Dat wat eiseres heeft aangevoerd geeft de rechtbank geen aanleiding voor het oordeel dat het BMA-advies niet inzichtelijk of concludent is. Eiseres heeft verder ook geen contra-expertise overgelegd waaruit volgt dat aan de conclusies van het BMA moet worden getwijfeld. Uit het BMA-advies volgt dat de noodzakelijke medische zorg aanwezig is in Azerbeidzjan. Volgens het Protocol Bureau Medische Advisering 2016 (het Protocol) beoordeelt het BMA daarbij de (individuele) toegankelijkheid van de zorg. Dit duidt volgens pagina 10 van het Protocol op de bereikbaarheid, betaalbaarheid en
feitelijke beschikbaarheidvan de geïndiceerde behandeling voor de individuele vreemdeling.
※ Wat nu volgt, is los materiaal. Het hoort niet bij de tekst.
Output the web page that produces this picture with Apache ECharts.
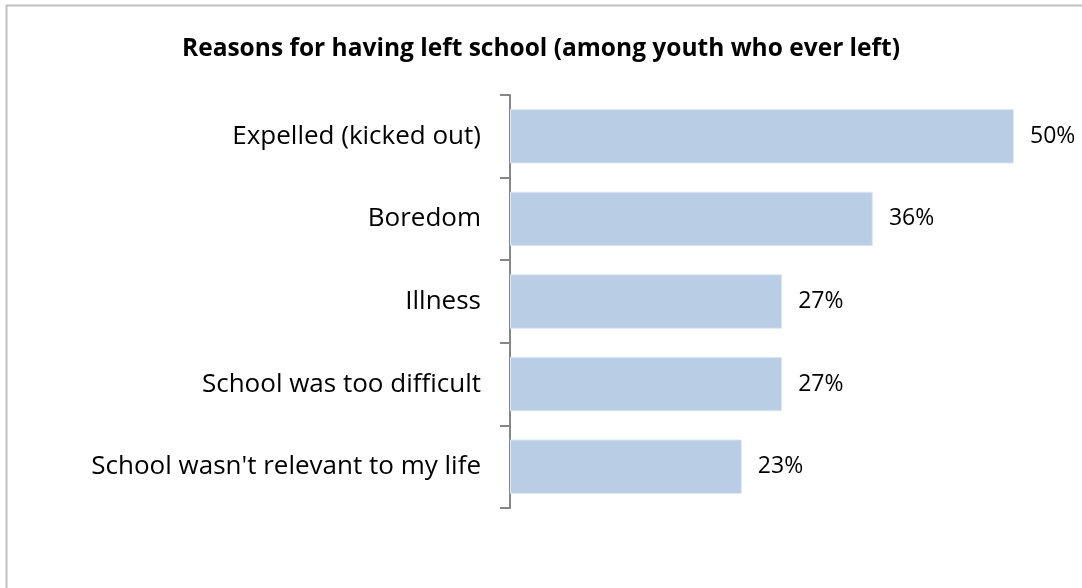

Voor de stelling van eiser dat de beschikbaarheid niet duidt op het feitelijk verlenen van de zorg bestaat dan ook naar het oordeel van de rechtbank geen aanleiding. De bewijslast voor de stelling van eiseres dat de zorg feitelijk niet aanwezig of beschikbaar is, ligt op grond van de bovengenoemde jurisprudentie bij haar. Eiseres heeft niet aannemelijk gemaakt waarom dit in haar geval anders zou moeten zijn. Eiseres erkent verder dat zij geen bewijs heeft kunnen overleggen hieromtrent. De stelling van eiseres dat het BMA advies is gebaseerd op informatie van International SOS, en dat deze informatie daarom niet betrouwbaar of verifieerbaar is, doet hier niet aan af omdat eiseres met deze redenatie niet aannemelijk maakt dat het BMA-advies niet inzichtelijk of concludent is. Daar komt bij dat in het Protocol uitvoerig is beschreven hoe de informatie van International SOS wordt vergaard. Daaruit volgt dat de informatie afkomstig is van specialisten die kennis hebben van de lokale gezondheidszorg.
10. Ook wat verder is aangevoerd, leidt niet tot het oordeel dat het bestreden besluit onrechtmatig is. Het beroep is ongegrond.
11. Gegeven de beslissing in de hoofdzaak is er geen grond meer voor het treffen van de verzochte voorlopige voorziening, zodat het verzoek wordt afgewezen.
12. Voor een proceskostenveroordeling bestaat geen aanleiding.

Beslissing

De rechtbank verklaart het beroep ongegrond.
De voorzieningenrechter wijst het verzoek om een voorlopige voorziening af.
Deze uitspraak is gedaan door mr. M. Eversteijn, (voorzieningen)rechter, in aanwezigheid van mr. B.L. Meijer, griffier. De beslissing is uitgesproken op 22 juli 2021 en zal openbaar worden gemaakt door publicatie op rechtspraak.nl.
De rechter is verhinderd de uitspraak te ondertekenen
griffier rechter
Afschrift verzonden aan partijen op:

Rechtsmiddel

Tegen deze uitspraak kan, voor zover het beroep betreft, binnen vier weken na de dag van verzending daarvan hoger beroep worden ingesteld bij de Afdeling bestuursrechtspraak van de Raad van State.

Voetnoten

1.zie de uitspraak van de Afdeling van 28 september 2017, ECLI:NL:RVS:2017:2628.
2.ECLI:CE:ECHR:2016:1213JUD00417381, het arrest Paposhvili.
3.Zie bijvoorbeeld de uitspraak van de ABRvS van 21 februari 2019, ECLI:NL:RVS:2019:571.
4.Zie bijvoorbeeld de uitspraak van 3 november 2017, ECLI:NL:RVS:2017:2984.